Thank goodness we’ve got Teton Pass Ski Area near Choteau and Showdown Ski Area south of Neihart so close to Great Falls when the snow and temperatures are that way and it makes more sense to do your telemark turns and then climb onto a lift to do some more rather than skinning up and slogging your way back to the top.
Showdown and Teton had dumps of powder last week that made tele rather than backcountry skiing the thing to do.
We hit Showdown Thursday after 12 inches had fallen on the slopes in the previous three days. It covered more than 70 inches of packed snow.

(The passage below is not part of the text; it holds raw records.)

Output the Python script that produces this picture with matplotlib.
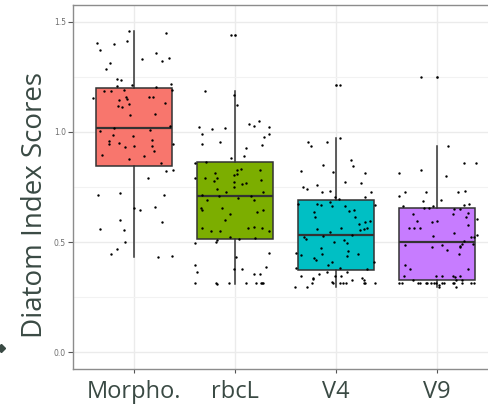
import matplotlib
matplotlib.use("Agg")
import matplotlib.pyplot as plt
from matplotlib.ticker import MultipleLocator

# diatom index scores per method, with jitter offsets
groups = ["Morpho.", "rbcL", "V4", "V9"]
colors = ["#F8766D", "#7CAE00", "#00BFC4", "#C77CFF"]

morpho_y = [1.459, 1.450, 1.404, 1.400, 1.413, 1.373, 1.359, 1.332, 1.323, 1.335,
            1.314, 1.286, 1.241, 1.235, 1.218, 1.208, 1.214, 1.203, 1.191, 1.184,
            1.184, 1.190, 1.155, 1.156, 1.147, 1.146, 1.160, 1.160, 1.131, 1.128,
            1.119, 1.114, 1.082, 1.078, 1.028, 1.019, 1.005, 1.010, 0.986, 0.983,
            0.964, 0.958, 0.946, 0.951, 0.933, 0.937, 0.936, 0.946, 0.915, 0.896,
            0.892, 0.878, 0.860, 0.824, 0.828, 0.792, 0.715, 0.724, 0.715, 0.655,
            0.647, 0.661, 0.602, 0.593, 0.561, 0.556, 0.502, 0.467, 0.447, 0.434,
            0.438]
morpho_dx = [-0.046, 0.32, -0.37, -0.198, -0.066, -0.34, 0.218, 0.083, 0.274, 0.343,
             -0.234, -0.28, -0.172, -0.129, 0.366, -0.165, -0.02, 0.218, 0.373, -0.30,
             -0.228, -0.099, -0.403, -0.083, -0.069, -0.145, 0.145, 0.191, 0.304, -0.053,
             -0.162, -0.116, 0.205, -0.036, 0.353, -0.198, -0.337, 0.158, -0.205, -0.01,
             0.182, -0.244, -0.25, -0.152, -0.092, 0.003, 0.182, 0.383, 0.201, -0.317,
             0.099, -0.05, 0.267, 0.314, 0.383, 0.139, -0.353, -0.135, 0.30, 0.003,
             0.063, 0.205, -0.139, 0.277, -0.34, -0.096, -0.092, -0.168, -0.228, 0.241,
             0.376]

rbcl_y = [1.438, 1.187, 1.169, 1.123, 1.023, 1.014, 1.019, 1.037, 1.028, 1.051,
          1.023, 0.992, 0.978, 0.992, 0.955, 0.946, 0.942, 0.928, 0.892, 0.883,
          0.865, 0.860, 0.828, 0.833, 0.815, 0.806, 0.810, 0.828, 0.792, 0.792,
          0.792, 0.779, 0.783, 0.774, 0.765, 0.769, 0.751, 0.742, 0.729, 0.729,
          0.715, 0.711, 0.711, 0.701, 0.692, 0.692, 0.656, 0.647, 0.656, 0.647,
          0.638, 0.629, 0.602, 0.565, 0.552, 0.552, 0.565, 0.570, 0.565, 0.552,
          0.525, 0.516, 0.520, 0.511, 0.502, 0.497, 0.449, 0.434, 0.389, 0.379,
          0.379, 0.398, 0.366, 0.357, 0.357, 0.316, 0.316, 0.311, 0.316, 0.316,
          0.316, 0.316, 0.316, 0.316]
rbcl_dx = [-0.043, -0.294, -0.007, 0.02, -0.36, -0.231, -0.096, 0.135, 0.191, 0.234,
           0.34, -0.33, 0.284, 0.34, -0.152, -0.327, 0.264, 0.112, 0.086, -0.036,
           -0.29, -0.393, 0.017, 0.059, -0.201, -0.013, 0.023, 0.251, -0.396, -0.30,
           -0.182, -0.205, 0.254, -0.007, 0.069, 0.112, -0.007, -0.175, -0.086, 0.277,
           -0.33, -0.158, 0.162, 0.03, -0.274, 0.188, -0.337, -0.327, -0.129, 0.277,
           0.215, -0.05, -0.096, -0.323, -0.241, -0.149, 0.129, 0.185, 0.271, 0.34,
           -0.053, 0.036, 0.201, -0.182, -0.191, -0.40, 0.337, 0.013, 0.31, -0.013,
           0.073, -0.40, -0.373, 0.191, 0.251, -0.393, -0.185, -0.178, -0.063, 0.106,
           0.205, 0.254, 0.264, 0.281]

v4_y = [1.214, 0.955, 0.937, 0.955, 0.974, 0.874, 0.847, 0.824, 0.851, 0.819,
        0.815, 0.774, 0.769, 0.751, 0.742, 0.760, 0.729, 0.733, 0.729, 0.706,
        0.706, 0.697, 0.683, 0.674, 0.674, 0.668, 0.665, 0.665, 0.670, 0.638,
        0.642, 0.647, 0.615, 0.615, 0.597, 0.593, 0.584, 0.565, 0.561, 0.556,
        0.565, 0.561, 0.547, 0.525, 0.516, 0.529, 0.534, 0.502, 0.511, 0.497,
        0.475, 0.461, 0.452, 0.443, 0.447, 0.447, 0.438, 0.429, 0.420, 0.411,
        0.398, 0.384, 0.411, 0.379, 0.384, 0.366, 0.366, 0.357, 0.348, 0.348,
        0.348, 0.339, 0.333, 0.330, 0.339, 0.330, 0.316, 0.316, 0.319, 0.316,
        0.316, 0.316, 0.316, 0.316, 0.316, 0.298, 0.298]
v4_dx = [0.035, -0.274, -0.244, -0.092, 0.04, 0.145, 0.165, -0.35, -0.125, -0.03,
         0.29, 0.086, 0.251, -0.33, -0.284, -0.191, -0.135, -0.056, 0.347, 0.284,
         -0.013, 0.033, -0.059, -0.38, -0.185, -0.152, -0.043, 0.086, 0.383, -0.218,
         0.132, 0.178, -0.208, 0.188, 0.337, 0.287, 0.228, 0.31, 0.277, 0.241,
         0.053, -0.191, -0.056, -0.314, -0.294, -0.132, 0.162, -0.023, 0.079, 0.112,
         -0.149, 0.119, -0.40, -0.343, -0.142, 0.218, 0.109, -0.218, -0.195, -0.043,
         -0.083, -0.396, 0.376, 0.31, 0.036, 0.106, -0.089, -0.165, -0.01, 0.046,
         -0.343, -0.224, -0.231, 0.155, 0.257, 0.274, 0.287, -0.241, -0.04, -0.026,
         0.043, 0.069, 0.099, 0.277, 0.386, -0.409, -0.29]

v9_y = [1.250, 0.937, 0.860, 0.860, 0.815, 0.828, 0.801, 0.711, 0.729, 0.665,
        0.729, 0.688, 0.656, 0.656, 0.665, 0.692, 0.729, 0.733, 0.652, 0.652,
        0.670, 0.674, 0.629, 0.629, 0.633, 0.597, 0.597, 0.593, 0.615, 0.606,
        0.565, 0.565, 0.565, 0.579, 0.543, 0.529, 0.525, 0.525, 0.534, 0.488,
        0.479, 0.488, 0.506, 0.493, 0.484, 0.493, 0.479, 0.466, 0.447, 0.398,
        0.379, 0.379, 0.348, 0.330, 0.348, 0.348, 0.348, 0.343, 0.348, 0.330,
        0.330, 0.316, 0.316, 0.316, 0.316, 0.316, 0.316, 0.316, 0.316, 0.316,
        0.316, 0.316, 0.316, 0.316, 0.316, 0.316, 0.316, 0.307, 0.295, 0.295]
v9_dx = [-0.158, 0.109, 0.271, 0.389, -0.373, -0.155, 0.089, -0.373, -0.317, -0.337,
         -0.109, -0.135, -0.125, -0.076, -0.04, 0.043, 0.205, 0.281, 0.165, 0.224,
         0.271, 0.32, -0.234, 0.162, 0.307, -0.201, 0.003, -0.053, 0.287, 0.399,
         -0.277, -0.224, -0.165, 0.307, 0.165, -0.04, 0.333, 0.37, 0.399, -0.314,
         -0.046, 0.046, 0.264, 0.248, 0.231, 0.356, 0.224, 0.102, 0.215, -0.32,
         -0.271, 0.307, -0.33, -0.241, -0.013, 0.05, 0.162, 0.175, 0.224, 0.244,
         0.191, -0.373, -0.347, -0.191, -0.172, -0.112, -0.096, -0.056, -0.033, -0.007,
         0.05, 0.069, 0.172, 0.244, 0.34, 0.366, 0.155, 0.017, 0.017, 0.191]

scores = [morpho_y, rbcl_y, v4_y, v9_y]
jitter = [morpho_dx, rbcl_dx, v4_dx, v9_dx]

text_col = "#3A4A44"

fig = plt.figure(figsize=(4.89, 4.04), dpi=100)
ax = fig.add_axes([73 / 489, 1 - 369 / 404, 416 / 489, 364 / 404])

pos = list(range(1, len(groups) + 1))
bp = ax.boxplot(scores, positions=pos, widths=0.75, patch_artist=True,
                whis=1.5, showcaps=False,
                boxprops=dict(edgecolor="#333333", linewidth=1.1),
                whiskerprops=dict(color="#333333", linewidth=1.1),
                medianprops=dict(color="#333333", linewidth=1.6),
                flierprops=dict(marker="o", markersize=1.9, markerfacecolor="black",
                                markeredgewidth=0),
                zorder=2)
for patch, c in zip(bp["boxes"], colors):
    patch.set_facecolor(c)

for p, ys, dx in zip(pos, scores, jitter):
    ax.scatter([p + d for d in dx], ys, s=3, color="black", linewidths=0, zorder=3)

ax.set_xlim(0.396, 4.515)
ax.set_ylim(-0.075, 1.575)
ax.yaxis.set_minor_locator(MultipleLocator(0.25))
ax.set_yticks([0.0, 0.5, 1.0, 1.5])
ax.set_yticklabels(["0.0", "0.5", "1.0", "1.5"])
ax.set_xticks(pos)
ax.set_xticklabels(groups)

ax.grid(which="major", color="#EBEBEB", linewidth=1.0, zorder=0)
ax.grid(which="minor", axis="y", color="#F2F2F2", linewidth=0.8, zorder=0)
ax.set_axisbelow(True)

for side in ["left", "top", "bottom"]:
    ax.spines[side].set_color("#8C8C8C")
    ax.spines[side].set_linewidth(1.0)
ax.spines["right"].set_visible(False)

ax.tick_params(axis="y", which="major", length=3.5, width=0.8, color="#555555",
               labelsize=5.5, labelcolor="#6E6E6E", pad=1.5)
ax.tick_params(axis="y", which="minor", length=0)
ax.tick_params(axis="x", length=3, width=0.8, color="#555555",
               labelsize=17, labelcolor=text_col, pad=5)
for lab in ax.get_xticklabels():
    lab.set_family("Open Sans")

ax.set_ylabel("Diatom Index Scores", fontsize=20, color=text_col,
              family="Open Sans")
ax.yaxis.set_label_coords(-0.058, 0.45)

# leftover bullet sliver at the left edge
fig.add_artist(plt.Line2D([0.002], [1 - 348 / 404], marker="D", markersize=4,
                          color=text_col, transform=fig.transFigure))

fig.savefig("out.png", dpi=100)
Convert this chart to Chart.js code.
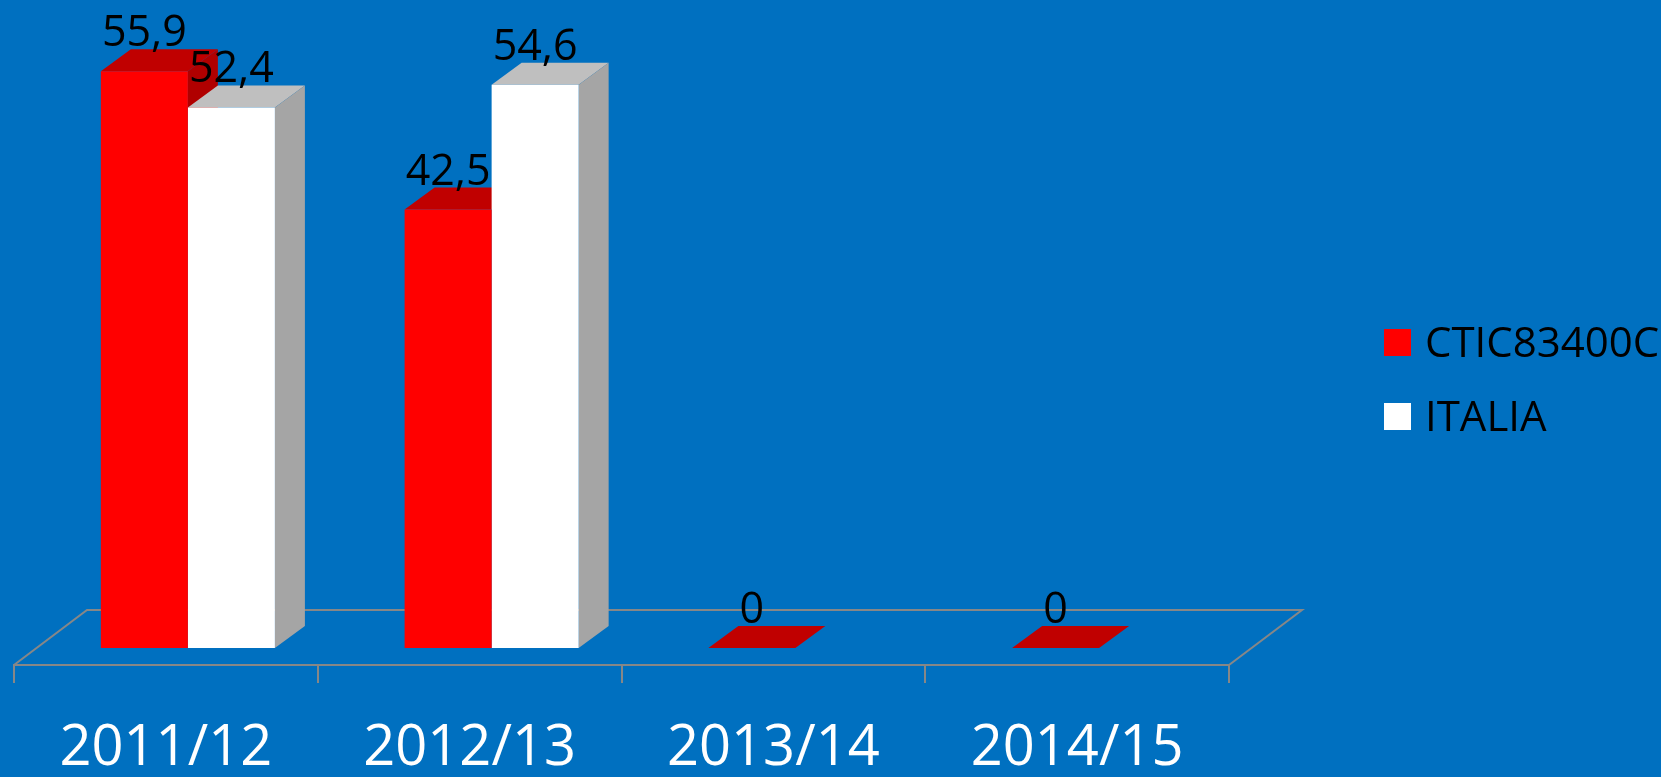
<!DOCTYPE html>
<html>
<head>
<meta charset="utf-8">
<title>CTIC83400C - ITALIA</title>
<script src="https://cdn.jsdelivr.net/npm/chart.js@4.4.0/dist/chart.umd.min.js"></script>
<style>
  html, body { margin: 0; padding: 0; background: #0070c0; overflow: hidden; }
  canvas { display: block; }
</style>
</head>
<body>
<canvas id="chart" width="1661" height="777"></canvas>
<script>
const years = ['2011/12', '2012/13', '2013/14', '2014/15'];
const schoolValues = [55.9, 42.5, 0, 0];
const italyValues = [52.4, 54.6, null, null];
const seriesNames = ['CTIC83400C', 'ITALIA'];

const frontColors = ['#ff0000', '#ffffff'];
const topColors = ['#c00000', '#bfbfbf'];
const sideColors = ['#b00000', '#a5a5a5'];
const lineColor = '#878787';

// fake 3D: bars sit a bit behind the floor's front edge
const inset = { x: 22, y: -17 };
const depth = { x: 30, y: -22 };
const floorDepth = { x: 73, y: -55 };

const fmt = v => String(v).replace('.', ',');

const bars3d = {
    id: 'bars3d',
    beforeDatasetsDraw(chart) {
        const ctx = chart.ctx;
        const { left, right } = chart.chartArea;
        const y0 = chart.scales.y.getPixelForValue(0);

        // floor outline (front edge is the x axis border)
        ctx.save();
        ctx.strokeStyle = lineColor;
        ctx.lineWidth = 2;
        ctx.beginPath();
        ctx.moveTo(left, y0);
        ctx.lineTo(left + floorDepth.x, y0 + floorDepth.y);
        ctx.lineTo(right + floorDepth.x, y0 + floorDepth.y);
        ctx.lineTo(right, y0);
        ctx.stroke();

        // top and side faces, front faces come from chart.js afterwards
        ctx.translate(inset.x, inset.y);
        years.forEach((_, i) => {
            chart.data.datasets.forEach((ds, d) => {
                if (ds.data[i] === null) return;
                const bar = chart.getDatasetMeta(d).data[i];
                const { x, y, base, width } = bar.getProps(['x', 'y', 'base', 'width'], true);
                const l = x - width / 2, r = x + width / 2;
                ctx.fillStyle = topColors[d];
                ctx.beginPath();
                ctx.moveTo(l, y);
                ctx.lineTo(l + depth.x, y + depth.y);
                ctx.lineTo(r + depth.x, y + depth.y);
                ctx.lineTo(r, y);
                ctx.closePath();
                ctx.fill();
                ctx.fillStyle = sideColors[d];
                ctx.beginPath();
                ctx.moveTo(r, y);
                ctx.lineTo(r + depth.x, y + depth.y);
                ctx.lineTo(r + depth.x, base + depth.y);
                ctx.lineTo(r, base);
                ctx.closePath();
                ctx.fill();
            });
        });
        ctx.restore();

        ctx.save();
        ctx.translate(inset.x, inset.y);
    },
    afterDatasetsDraw(chart) {
        const ctx = chart.ctx;
        ctx.restore();

        // value labels
        ctx.save();
        ctx.font = '43px "Open Sans"';
        ctx.fillStyle = '#000';
        ctx.textAlign = 'center';
        ctx.textBaseline = 'alphabetic';
        chart.data.datasets.forEach((ds, d) => {
            chart.getDatasetMeta(d).data.forEach((bar, i) => {
                if (ds.data[i] === null) return;
                ctx.fillText(fmt(ds.data[i]), bar.x + inset.x, bar.y + inset.y + depth.y - 3);
            });
        });
        ctx.restore();
    },
    afterDraw(chart) {
        // legend on the right, text runs off the edge like the original
        const ctx = chart.ctx;
        ctx.save();
        ctx.font = '42px "Open Sans"';
        ctx.textBaseline = 'alphabetic';
        ctx.textAlign = 'left';
        seriesNames.forEach((name, k) => {
            const top = 329 + k * 74;
            ctx.fillStyle = frontColors[k];
            ctx.fillRect(1384, top, 27, 27);
            ctx.fillStyle = '#000';
            ctx.fillText(name, 1425, top + 28);
        });
        ctx.restore();
    }
};

new Chart(document.getElementById('chart'), {
    type: 'bar',
    data: {
        labels: years,
        datasets: [
            { label: seriesNames[0], data: schoolValues, backgroundColor: frontColors[0] },
            { label: seriesNames[1], data: italyValues, backgroundColor: frontColors[1] }
        ]
    },
    options: {
        responsive: false,
        animation: false,
        layout: { padding: { left: 14, right: 432, top: 46, bottom: 2 } },
        datasets: { bar: { categoryPercentage: 0.573, barPercentage: 1, clip: false } },
        plugins: { legend: { display: false }, tooltip: { enabled: false } },
        scales: {
            y: { display: false, min: 0, max: 60 },
            x: {
                afterFit(scale) { scale.height = 110; },
                grid: { offset: true, drawOnChartArea: false, color: lineColor, lineWidth: 2, tickLength: 18 },
                border: { color: lineColor, width: 2 },
                ticks: {
                    color: '#fff',
                    font: { family: 'Open Sans', size: 56, lineHeight: 1 },
                    padding: 38,
                    maxRotation: 0,
                    autoSkip: false
                }
            }
        }
    },
    plugins: [bars3d]
});
</script>
</body>
</html>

Although the slopes had been skied hard the day before, we found great chopped up powder on most of the blue and black diamond runs we could handle and got in eight runs from noon to 4 p.m.
We hung out on the south end of the hill, hitting Good Luck run several times, before ending our day with a couple of runs on Big Seven, where we were surprised to find some untracked powder.
That was challenging enough to make my thighs scream.
It was a day well spent discovering how to tele the chopped up snow.
On Saturday we had to check out “too good to be true” reports that Teton had gotten 29 inches in the previous two days.
We were skeptical, but the report turned out to be dead on.
Not only that, but for the first time in my experience at Teton there was no wind and not a cloud in the sky!
The snow had been skied some on Friday and the wind had worked over some of the area just to the south of the lift, exposing stumps and rocks, although the snow everywhere else was deep (60 inches) and powder-consistent.
We had a glorious day of skiing at this small ski area, charmed by the busload of locals who showed up to enjoy the day.
Among the guests was a group of Mennonites from the Choteau-Fairfield area.
We were amazed to see the young Mennonite girls and women skiing in full skirts and bonnets!
A number of snowboarders hit the slopes above the hill, climbing all the way to the top of the mountain, some 1,300 feet above the lift.
My son, Demian, 30, was the first to the top, and we marveled as he worked his way up, using his snowboard to post-hole. He then carved his way down the face of this steep, unnamed Rocky Mountain Front mountain.
The scenery at Teton is incomparable. It is Bob Marshall Wilderness country, with great views of the Front from the top of the lifts. There’s a vertical drop of 1,000 feet, and the lodge is quaint --- just like an old cabin --- with a stunning view of the hill.
The price is right, too: $25 for a lift ticket.
I can’t complain about Showdown, either. The area is larger and the vertical drop is $1,400. Lift tickets are reasonable for a ski area --- $30.
What’s really nice about Showdown is that it is only an hour’s drive from Great Falls. Teton is 1 hour 45 minutes, but the drive is so spectacular it is worth the effort.